First: Am I doing it right?
Second: I got this problem now=> Error: undefined symbol 'trunc'


I'm sorry, I just get your updated post, so I did something a bit different. (internet conn. problem)

 

[alexan_e]

trunc is defined in math.h so I'm not sure of the problem but it is not needed .

The decimals will be truncated anyway when you typecast the number and store it in the integer
m2 = (int)(d1*10000); // only the integer part will be stored in m2

I'm not sure why you have used signed types for m1 and m2 , do you expect negative lux?

I would suggest

unsigned int m1, m2;
 m2 = (unsigned int)(d1*10000);

sprintf(str,"L1:%u.%04u\n", m1,m2);

 

[ArdyNT]

No no, no negative lux, I'll change it. My mistake.

Well, I removed trunc and follow your suggestion.

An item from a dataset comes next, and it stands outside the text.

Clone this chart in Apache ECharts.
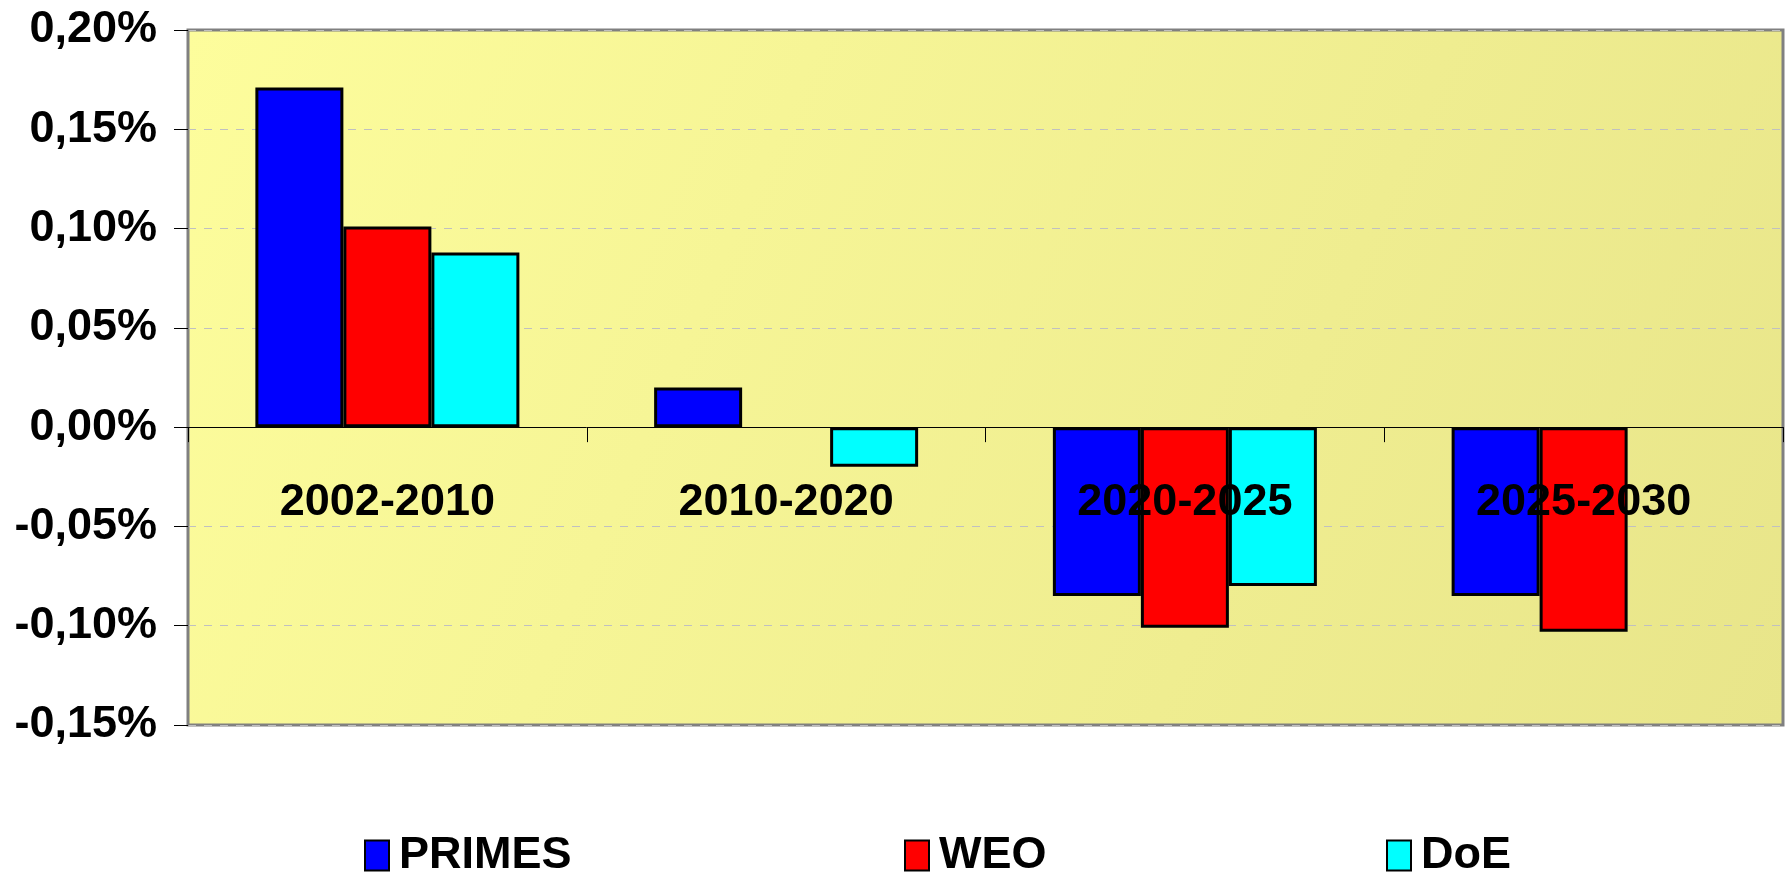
<!DOCTYPE html>
<html>
<head>
<meta charset="utf-8">
<script src="https://cdn.jsdelivr.net/npm/echarts@6/dist/echarts.min.js"></script>
<style>
  html, body { margin: 0; padding: 0; background: #fff; }
  #chart { width: 1786px; height: 876px; }
</style>
</head>
<body>
<div id="chart"></div>
<script>
// periods on the x axis
const periods = ['2002-2010', '2010-2020', '2020-2025', '2025-2030']
// annual change, in percent
const primes = [0.171, 0.020, -0.085, -0.085]
const weo = [0.101, null, -0.101, -0.103]
const doe = [0.088, -0.020, -0.080, null]
const seriesNames = ['PRIMES', 'WEO', 'DoE']

const FONT = "'Liberation Sans', Arial, sans-serif"

const fmtPct = v => {
  if (Math.abs(v) < 1e-9) v = 0
  return v.toFixed(2).replace('.', ',') + '%'
}

// grid geometry, used to put the category axis on the zero line
const gridTop = 30
const gridBottom = 151
const yMin = -0.15
const yMax = 0.2
const plotH = 876 - gridTop - gridBottom
const zeroOffset = -plotH * (0 - yMin) / (yMax - yMin)

const chart = echarts.init(document.getElementById('chart'))

const barStyle = color => ({
  color: color,
  borderColor: '#000',
  borderWidth: 3
})

const legendAt = (name, left) => ({
  left: left,
  top: 833,
  padding: 0,
  itemWidth: 24,
  itemHeight: 30,
  icon: 'rect',
  textStyle: {
    fontFamily: FONT,
    fontSize: 45,
    fontWeight: 'bold',
    color: '#000',
    padding: [0, 0, 0, 5]
  },
  data: [name]
})

const option = {
  animation: false,
  backgroundColor: '#fff',
  textStyle: { fontFamily: FONT },
  grid: {
    left: 188,
    right: 3,
    top: gridTop,
    bottom: gridBottom,
    show: true,
    borderColor: '#808080',
    borderWidth: 3,
    backgroundColor: new echarts.graphic.LinearGradient(0, 0, 1, 1, [
      { offset: 0, color: '#fdfd9c' },
      { offset: 1, color: '#e8e58a' }
    ])
  },
  legend: [
    legendAt(seriesNames[0], 364),
    legendAt(seriesNames[1], 904),
    legendAt(seriesNames[2], 1386)
  ],
  xAxis: {
    type: 'category',
    data: periods,
    z: 10,
    offset: zeroOffset,
    axisLine: { onZero: false, lineStyle: { color: '#000', width: 1 } },
    axisTick: { show: true, length: 15, lineStyle: { color: '#000' } },
    axisLabel: {
      margin: 53,
      fontFamily: FONT,
      fontSize: 45,
      fontWeight: 'bold',
      color: '#000'
    },
    splitLine: { show: false }
  },
  yAxis: {
    type: 'value',
    min: yMin,
    max: yMax,
    interval: 0.05,
    axisLine: { show: true, lineStyle: { color: '#808080', width: 2 } },
    axisTick: { show: true, length: 14, lineStyle: { color: '#000' } },
    axisLabel: {
      margin: 31,
      formatter: fmtPct,
      fontFamily: FONT,
      fontSize: 45,
      fontWeight: 'bold',
      color: '#000'
    },
    splitLine: { show: true, lineStyle: { color: '#c0c0c0', type: [8, 8], width: 1 } }
  },
  series: [
    { name: seriesNames[0], type: 'bar', data: primes, barWidth: 88, barGap: '0%', itemStyle: barStyle('#0000ff') },
    { name: seriesNames[1], type: 'bar', data: weo, barWidth: 88, barGap: '0%', itemStyle: barStyle('#ff0000') },
    { name: seriesNames[2], type: 'bar', data: doe, barWidth: 88, barGap: '0%', itemStyle: barStyle('#00ffff') }
  ]
}

chart.setOption(option)
</script>
</body>
</html>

I got no error now but the LCD displays "L1:0.0000" all the time even I changed the resistance.

and next I just want to know what is the difference between:

sprintf(str,"L1:%u.%04u\n", m1,m2);

with

sprintf(str,"L1:%d.%04d\n", m1,m2);

 

[alexan_e]

d is for signed, u is for unsigned.
You can read any sprintf tutorial to see all the parameter explanation.

Put manually a value instead of the ADC result in the equation and see if you get a result.
For example use 511.

 

[ArdyNT]

Ok, I will.

I tested this:

        a1 = read_adc(0);
        a2 = (10230000/a1) - 10000;    
        x = 4.0/3.0;     
        lux = 123.5656       [COLOR="#FF0000"]// I change this[/COLOR]
        
        m1 = lux;               // Get the integer part (xxx)
        d1 = lux - m1;          // Get the fractional part (0.yyyy)
        m2 = d1*10000;          // Turn into integer (yyyy)
        
        lcd_gotoxy(0,0);
        sprintf(str,"L1:%u.%04u\n", m1,m2);
        lcd_puts(str);

And I got the right display. but when I change it back to

lux = 10000/(pow((a2*10000),x));

it display 0.0000 again. Is the way I write the exponent right?